Plus surprenant fut la réaction de la presse à propos de la décision du TF. Un nombre assez inquiétant de journalistes n’a pas hésité à fournir une vision peu objective du dossier, notamment sur la procédure engagée. On a pu lire qu’une « commission de protection des animaux » était à l’origine de l’interdiction. Dans les faits, si trois représentants de protection des animaux siègent effectivement dans cette commission cantonale, celle-ci se nomme bien « Commission sur l’expérimentation animale». Elle est composée de 11 membres, dont trois représentent l’université et un l’EPFZ ! La décision de refuser ces expériences ayant été prise à la majorité de la commission, on est donc loin d’une décision abusive prise par une « commission de protection des animaux ».
Etait également agité l’éternel spectre de la « fuite des scientifiques », prêts à quitter la Suisse pour trouver refuge dans un pays plus accueillant, sans loi protégeant les animaux, ou alors avec une loi, mais ne l’appliquant pas, ce qui est le plus courant.
En ce qui concerne les industries pharmaceutiques comme Roche ou Novartis, il faut rappeler qu’elles disposent depuis longtemps de nombreuses filiales sur tous les continents. Ainsi, la décision du TF n’entraverait en rien d’éventuelles expériences contestables faites par la pharma : celles-ci s’effectuent déjà depuis longtemps à l’étranger !
Quant à la recherche effectuée dans nos universités, on peut rappeler qu’elle est principalement financée par nos contributions publiques. Que tous ces scientifiques qui menacent régulièrement de partir le fassent enfin et laissent leurs places à la jeune génération de chercheurs qui ne demande qu’à travailler avec des méthodes substitutives. L’aide financière attribuée à la recherche médicale ne baissera pas, elle ne fera que changer de mains. Qui s’en plaindra ?

(1) Arrêt du Tribunal fédéral 135 II 405 et 135 II 384 du 7 octobre 2009

Chronologie

Janvier 2006 : Des scientifiques de l’institut de neuroinformatique de l’EPFZ et de l’Université de Zurich, déposent deux demandes d’expérimentation animale auprès de l’autorité cantonale zurichoise, représentée par l’Office vétérinaire cantonal (OVC). Comme l’exige la législation (voir ci-contre), l’OVC soumet les demandes des scientifiques à la commission cantonale sur l’expérimentation animale. Des compléments d’informations sont demandés aux scientifiques par la commission, qui sollicite également 3 expertises indépendantes.
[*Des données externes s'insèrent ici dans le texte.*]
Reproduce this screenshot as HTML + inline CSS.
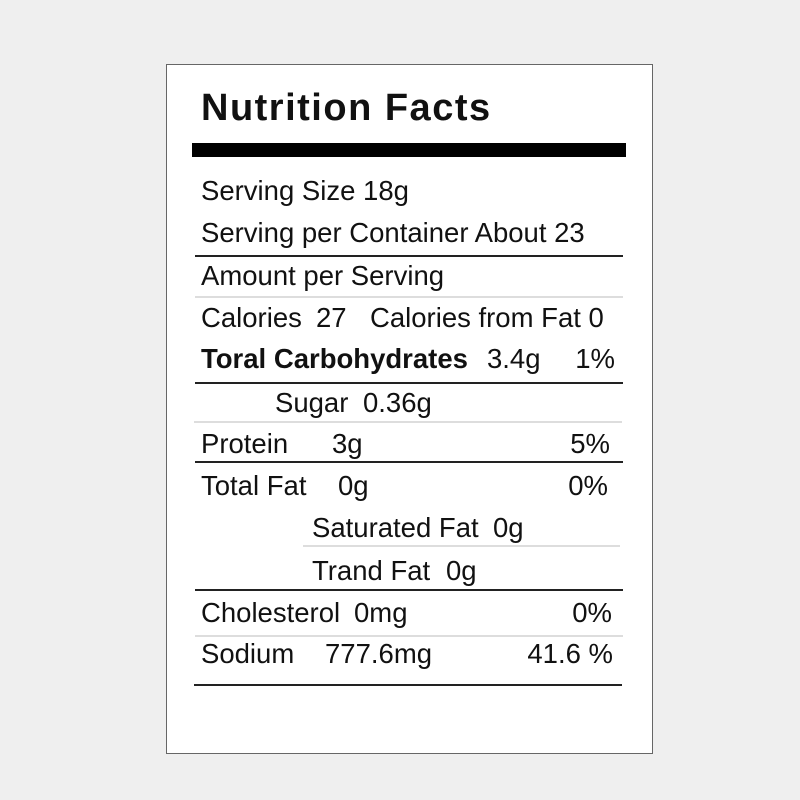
<!DOCTYPE html>
<html><head><style>
body{margin:0;width:800px;height:800px;background:#efefef;position:relative;overflow:hidden;font-family:"Liberation Sans",Arial,sans-serif;color:#111}
.card{position:absolute;left:166px;top:64px;width:485px;height:688px;background:#fff;border:1px solid #666}
.t{position:absolute;font-size:27.5px;line-height:28px;white-space:nowrap}
.r{position:absolute;font-size:27.5px;line-height:28px;white-space:nowrap;text-align:right}
.l{position:absolute;height:2px;background:#222}
.g{position:absolute;height:2px;background:#ddd}
</style></head><body>
<div class="card"></div>
<div class="t" style="left:201px;top:86px;font-size:38px;line-height:44px;font-weight:bold;letter-spacing:1.5px">Nutrition Facts</div>
<div style="position:absolute;left:192px;top:143px;width:434px;height:14px;background:#000"></div>

<div class="t" style="left:201px;top:177px">Serving Size 18g</div>
<div class="t" style="left:201px;top:219px">Serving per Container About 23</div>
<div class="l" style="left:195px;top:255px;width:428px"></div>
<div class="t" style="left:201px;top:262px">Amount per Serving</div>
<div class="g" style="left:195px;top:296px;width:428px"></div>
<div class="t" style="left:201px;top:304px">Calories</div>
<div class="t" style="left:316px;top:304px">27</div>
<div class="t" style="left:370px;top:304px">Calories from Fat 0</div>
<div class="t" style="left:201px;top:345px;font-weight:bold">Toral Carbohydrates</div>
<div class="t" style="left:487px;top:345px">3.4g</div>
<div class="r" style="right:185px;top:345px">1%</div>
<div class="l" style="left:195px;top:382px;width:428px"></div>
<div class="t" style="left:275px;top:389px">Sugar</div>
<div class="t" style="left:363px;top:389px">0.36g</div>
<div class="g" style="left:194px;top:421px;width:428px"></div>
<div class="t" style="left:201px;top:430px">Protein</div>
<div class="t" style="left:332px;top:430px">3g</div>
<div class="r" style="right:190px;top:430px">5%</div>
<div class="l" style="left:195px;top:461px;width:428px"></div>
<div class="t" style="left:201px;top:472px">Total Fat</div>
<div class="t" style="left:338px;top:472px">0g</div>
<div class="r" style="right:192px;top:472px">0%</div>
<div class="t" style="left:312px;top:514px">Saturated Fat</div>
<div class="t" style="left:493px;top:514px">0g</div>
<div class="g" style="left:303px;top:545px;width:317px"></div>
<div class="t" style="left:312px;top:557px">Trand Fat</div>
<div class="t" style="left:446px;top:557px">0g</div>
<div class="l" style="left:195px;top:589px;width:428px"></div>
<div class="t" style="left:201px;top:599px">Cholesterol</div>
<div class="t" style="left:354px;top:599px">0mg</div>
<div class="r" style="right:188px;top:599px">0%</div>
<div class="g" style="left:195px;top:635px;width:428px"></div>
<div class="t" style="left:201px;top:640px">Sodium</div>
<div class="t" style="left:325px;top:640px">777.6mg</div>
<div class="r" style="right:187px;top:640px">41.6 %</div>
<div class="l" style="left:194px;top:684px;width:428px"></div>
</body></html>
Septembre 2006 : La commission émet, à la majorité des membres, un préavis négatif sur les deux demandes. Elle estime que ces expériences violent la dignité des animaux, que les bénéfices scientifiques attendus sont trop faibles en regard des maux et des douleurs infligés aux animaux.

Octobre 2006 : Passant outre le préavis négatif de la commission, l’OVC délivre les deux autorisations aux scientifiques.
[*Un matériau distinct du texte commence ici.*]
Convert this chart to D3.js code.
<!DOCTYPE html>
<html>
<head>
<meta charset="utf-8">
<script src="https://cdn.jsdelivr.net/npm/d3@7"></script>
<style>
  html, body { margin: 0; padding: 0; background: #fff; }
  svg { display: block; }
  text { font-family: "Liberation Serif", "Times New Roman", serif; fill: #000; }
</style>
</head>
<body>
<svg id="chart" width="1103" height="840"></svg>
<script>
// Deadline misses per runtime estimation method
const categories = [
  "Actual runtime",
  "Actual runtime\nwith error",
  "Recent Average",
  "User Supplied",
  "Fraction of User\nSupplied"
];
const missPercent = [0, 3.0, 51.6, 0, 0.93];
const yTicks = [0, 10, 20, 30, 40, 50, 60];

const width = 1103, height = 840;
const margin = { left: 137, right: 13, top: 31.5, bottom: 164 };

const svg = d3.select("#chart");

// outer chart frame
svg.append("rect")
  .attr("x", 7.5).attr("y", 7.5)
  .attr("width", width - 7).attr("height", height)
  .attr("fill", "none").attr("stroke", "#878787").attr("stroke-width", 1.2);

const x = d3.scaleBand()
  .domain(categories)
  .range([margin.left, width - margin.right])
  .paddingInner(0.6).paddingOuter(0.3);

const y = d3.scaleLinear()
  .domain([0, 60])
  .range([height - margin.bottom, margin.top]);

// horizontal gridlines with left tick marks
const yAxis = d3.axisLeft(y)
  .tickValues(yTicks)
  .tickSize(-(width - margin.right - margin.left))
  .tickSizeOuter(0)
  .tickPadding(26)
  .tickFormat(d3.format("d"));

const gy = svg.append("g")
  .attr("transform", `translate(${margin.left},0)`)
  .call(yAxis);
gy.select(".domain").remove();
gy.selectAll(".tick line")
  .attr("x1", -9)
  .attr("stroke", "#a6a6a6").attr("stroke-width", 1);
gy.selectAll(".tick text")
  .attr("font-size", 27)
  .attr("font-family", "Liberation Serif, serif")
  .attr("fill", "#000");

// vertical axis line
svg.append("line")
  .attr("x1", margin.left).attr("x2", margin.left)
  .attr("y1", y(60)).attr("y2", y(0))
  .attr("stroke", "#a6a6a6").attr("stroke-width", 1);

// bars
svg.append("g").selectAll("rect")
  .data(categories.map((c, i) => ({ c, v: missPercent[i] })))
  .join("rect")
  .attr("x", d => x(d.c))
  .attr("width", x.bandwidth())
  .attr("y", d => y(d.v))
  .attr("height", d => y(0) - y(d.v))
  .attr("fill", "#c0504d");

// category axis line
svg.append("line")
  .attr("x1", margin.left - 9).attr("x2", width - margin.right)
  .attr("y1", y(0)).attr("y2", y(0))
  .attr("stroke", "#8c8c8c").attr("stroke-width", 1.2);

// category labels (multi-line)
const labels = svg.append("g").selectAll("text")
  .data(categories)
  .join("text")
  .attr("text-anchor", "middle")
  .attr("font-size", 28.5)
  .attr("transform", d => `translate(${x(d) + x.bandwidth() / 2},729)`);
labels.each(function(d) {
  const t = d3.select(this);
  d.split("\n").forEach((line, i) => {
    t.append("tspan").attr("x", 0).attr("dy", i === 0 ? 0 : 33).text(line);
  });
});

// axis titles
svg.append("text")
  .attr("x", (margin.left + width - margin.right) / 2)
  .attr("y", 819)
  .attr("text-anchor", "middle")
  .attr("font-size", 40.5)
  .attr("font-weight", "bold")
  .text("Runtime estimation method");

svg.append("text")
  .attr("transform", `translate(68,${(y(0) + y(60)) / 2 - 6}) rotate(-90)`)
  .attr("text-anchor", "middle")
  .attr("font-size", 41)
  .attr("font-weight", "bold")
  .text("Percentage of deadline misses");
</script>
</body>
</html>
Novembre 2006 : La commission fait appel auprès du Conseil cantonal contre les autorisations délivrées par l’OVC.

Février 2007 : Le Conseil cantonal accepte l’appel de la commission et interdit les deux expériences.

Mars 2007 : Les scientifiques font recours contre cette décision auprès du Tribunal administratif.

Mars 2008 : Après avoir confronté à deux reprises les arguments du Conseil cantonal, de l’OVC, de la commission et des scientifiques, le Tribunal administratif rejette le recours et maintient l’interdiction des expériences. Il précise notamment que l’apport scientifique n’est pas suffisamment démontré.

Juin 2008 : Les scientifiques font recours contra la décision du Tribunal administratif auprès du Tribunal fédéral.

13 octobre 2009 : Le Tribunal fédéral rejette le recours des scientifiques. Le dossier est clos, les expériences définitivement interdites.